• Challenge: Extract the lines from the start through the line that holds "const chartRef = useRef<HTMLCanvasElement", both included, omitting all images.

## begin

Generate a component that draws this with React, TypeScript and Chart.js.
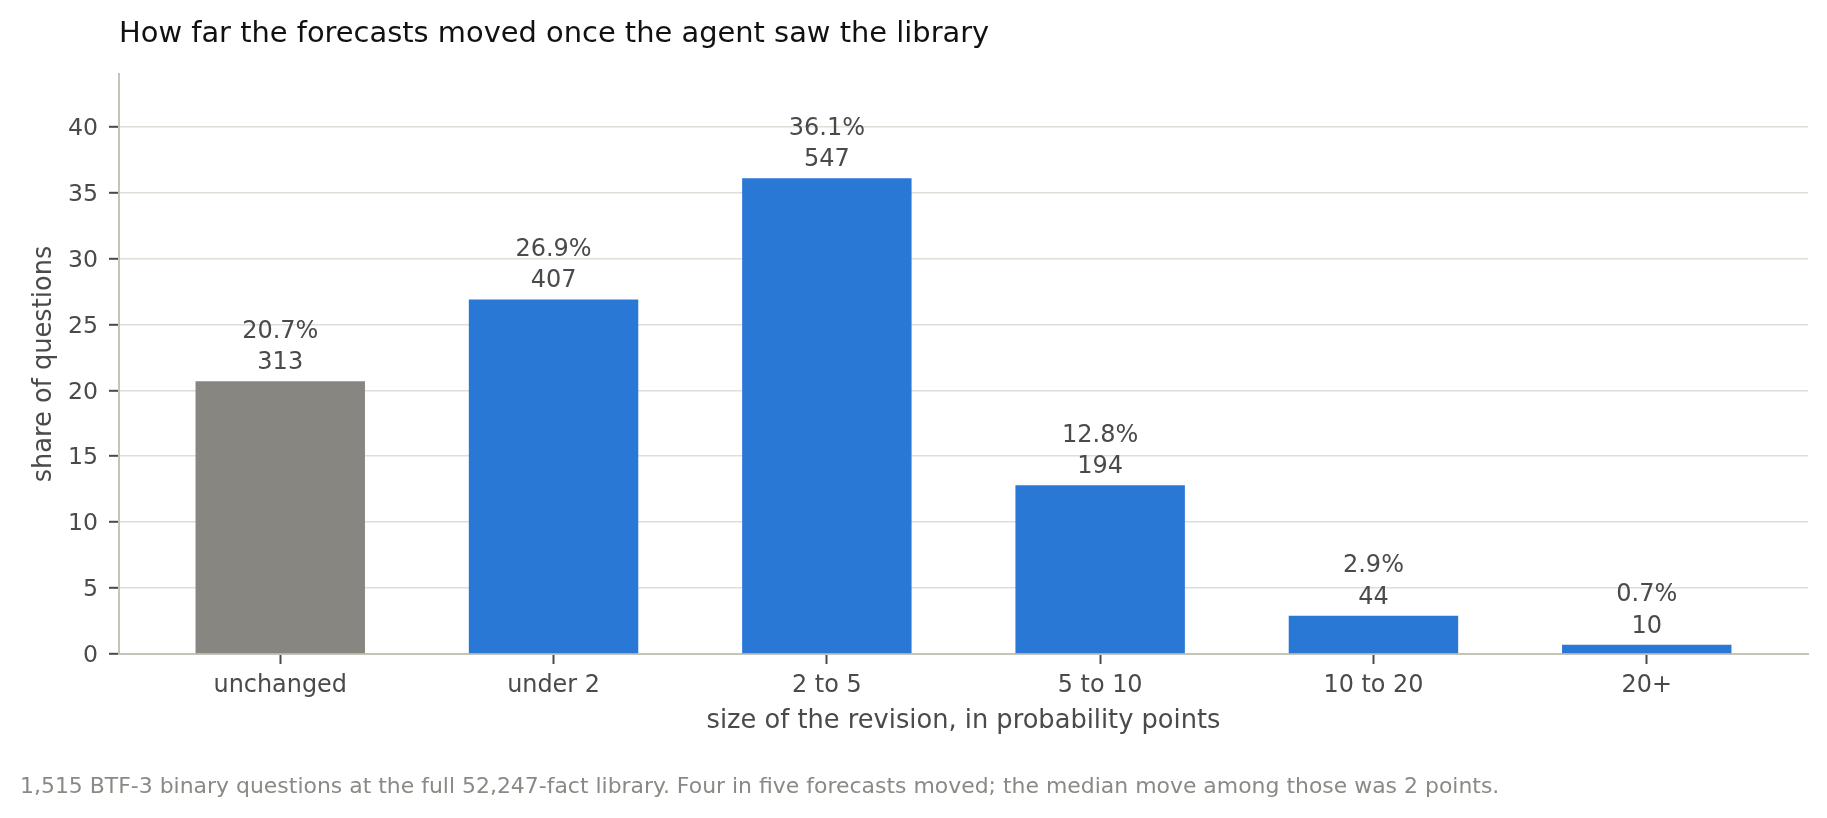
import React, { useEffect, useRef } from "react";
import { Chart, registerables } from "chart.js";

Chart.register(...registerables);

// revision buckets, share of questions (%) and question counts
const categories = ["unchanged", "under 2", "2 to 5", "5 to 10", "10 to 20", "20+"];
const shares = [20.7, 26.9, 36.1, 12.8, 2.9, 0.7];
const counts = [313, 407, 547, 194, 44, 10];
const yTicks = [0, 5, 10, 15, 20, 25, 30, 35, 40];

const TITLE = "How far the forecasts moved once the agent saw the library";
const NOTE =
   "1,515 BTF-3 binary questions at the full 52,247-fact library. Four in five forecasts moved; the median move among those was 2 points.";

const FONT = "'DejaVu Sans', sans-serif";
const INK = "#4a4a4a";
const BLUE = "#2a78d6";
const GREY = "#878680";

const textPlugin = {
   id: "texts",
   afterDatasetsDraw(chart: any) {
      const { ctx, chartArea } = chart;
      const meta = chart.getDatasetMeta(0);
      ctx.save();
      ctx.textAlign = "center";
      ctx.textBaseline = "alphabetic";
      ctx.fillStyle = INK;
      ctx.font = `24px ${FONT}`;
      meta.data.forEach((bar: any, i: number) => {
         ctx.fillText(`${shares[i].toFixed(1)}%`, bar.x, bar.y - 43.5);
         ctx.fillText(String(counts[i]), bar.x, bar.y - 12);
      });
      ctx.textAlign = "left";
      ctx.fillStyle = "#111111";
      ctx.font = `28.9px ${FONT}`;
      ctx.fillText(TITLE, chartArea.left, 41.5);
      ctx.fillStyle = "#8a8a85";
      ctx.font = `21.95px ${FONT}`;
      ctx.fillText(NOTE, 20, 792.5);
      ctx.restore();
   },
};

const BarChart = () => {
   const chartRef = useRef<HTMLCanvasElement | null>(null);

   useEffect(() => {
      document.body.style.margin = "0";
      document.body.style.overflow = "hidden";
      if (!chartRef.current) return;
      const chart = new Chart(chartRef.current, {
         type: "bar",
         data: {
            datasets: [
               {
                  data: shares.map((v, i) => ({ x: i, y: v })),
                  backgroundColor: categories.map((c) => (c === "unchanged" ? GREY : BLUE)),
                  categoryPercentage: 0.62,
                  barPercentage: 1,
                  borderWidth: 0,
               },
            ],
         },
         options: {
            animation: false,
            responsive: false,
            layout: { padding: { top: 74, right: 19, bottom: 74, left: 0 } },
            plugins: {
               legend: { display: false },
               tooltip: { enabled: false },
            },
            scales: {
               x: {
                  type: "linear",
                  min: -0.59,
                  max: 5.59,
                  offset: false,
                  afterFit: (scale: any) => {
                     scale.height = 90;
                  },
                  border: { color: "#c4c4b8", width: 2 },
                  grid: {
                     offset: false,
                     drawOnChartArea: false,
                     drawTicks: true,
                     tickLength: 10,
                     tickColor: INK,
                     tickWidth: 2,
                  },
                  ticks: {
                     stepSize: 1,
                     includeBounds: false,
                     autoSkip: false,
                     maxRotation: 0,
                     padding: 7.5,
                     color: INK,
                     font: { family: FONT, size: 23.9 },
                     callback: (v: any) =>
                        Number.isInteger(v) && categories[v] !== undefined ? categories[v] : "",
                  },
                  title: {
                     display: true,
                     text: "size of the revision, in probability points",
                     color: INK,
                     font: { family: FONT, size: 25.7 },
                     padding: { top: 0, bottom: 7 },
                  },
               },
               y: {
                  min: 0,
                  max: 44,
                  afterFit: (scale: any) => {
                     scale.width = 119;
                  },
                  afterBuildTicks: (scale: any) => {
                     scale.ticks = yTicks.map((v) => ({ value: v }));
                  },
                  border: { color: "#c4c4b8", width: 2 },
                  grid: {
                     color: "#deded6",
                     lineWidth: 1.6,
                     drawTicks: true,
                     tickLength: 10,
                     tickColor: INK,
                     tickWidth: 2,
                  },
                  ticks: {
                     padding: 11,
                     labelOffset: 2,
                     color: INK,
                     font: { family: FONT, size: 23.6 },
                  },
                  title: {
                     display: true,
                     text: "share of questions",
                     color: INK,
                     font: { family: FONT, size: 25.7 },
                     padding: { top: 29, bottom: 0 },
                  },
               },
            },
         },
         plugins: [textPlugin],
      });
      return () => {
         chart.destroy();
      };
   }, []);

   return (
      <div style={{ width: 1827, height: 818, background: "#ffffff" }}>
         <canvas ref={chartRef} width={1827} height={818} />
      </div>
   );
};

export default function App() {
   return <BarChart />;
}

## end

• Exercise output:
Generate a component that draws this with React, TypeScript and Chart.js.
import React, { useEffect, useRef } from "react";
import { Chart, registerables } from "chart.js";

Chart.register(...registerables);

// revision buckets, share of questions (%) and question counts
const categories = ["unchanged", "under 2", "2 to 5", "5 to 10", "10 to 20", "20+"];
const shares = [20.7, 26.9, 36.1, 12.8, 2.9, 0.7];
const counts = [313, 407, 547, 194, 44, 10];
const yTicks = [0, 5, 10, 15, 20, 25, 30, 35, 40];

const TITLE = "How far the forecasts moved once the agent saw the library";
const NOTE =
   "1,515 BTF-3 binary questions at the full 52,247-fact library. Four in five forecasts moved; the median move among those was 2 points.";

const FONT = "'DejaVu Sans', sans-serif";
const INK = "#4a4a4a";
const BLUE = "#2a78d6";
const GREY = "#878680";

const textPlugin = {
   id: "texts",
   afterDatasetsDraw(chart: any) {
      const { ctx, chartArea } = chart;
      const meta = chart.getDatasetMeta(0);
      ctx.save();
      ctx.textAlign = "center";
      ctx.textBaseline = "alphabetic";
      ctx.fillStyle = INK;
      ctx.font = `24px ${FONT}`;
      meta.data.forEach((bar: any, i: number) => {
         ctx.fillText(`${shares[i].toFixed(1)}%`, bar.x, bar.y - 43.5);
         ctx.fillText(String(counts[i]), bar.x, bar.y - 12);
      });
      ctx.textAlign = "left";
      ctx.fillStyle = "#111111";
      ctx.font = `28.9px ${FONT}`;
      ctx.fillText(TITLE, chartArea.left, 41.5);
      ctx.fillStyle = "#8a8a85";
      ctx.font = `21.95px ${FONT}`;
      ctx.fillText(NOTE, 20, 792.5);
      ctx.restore();
   },
};

const BarChart = () => {
   const chartRef = useRef<HTMLCanvasElement | null>(null);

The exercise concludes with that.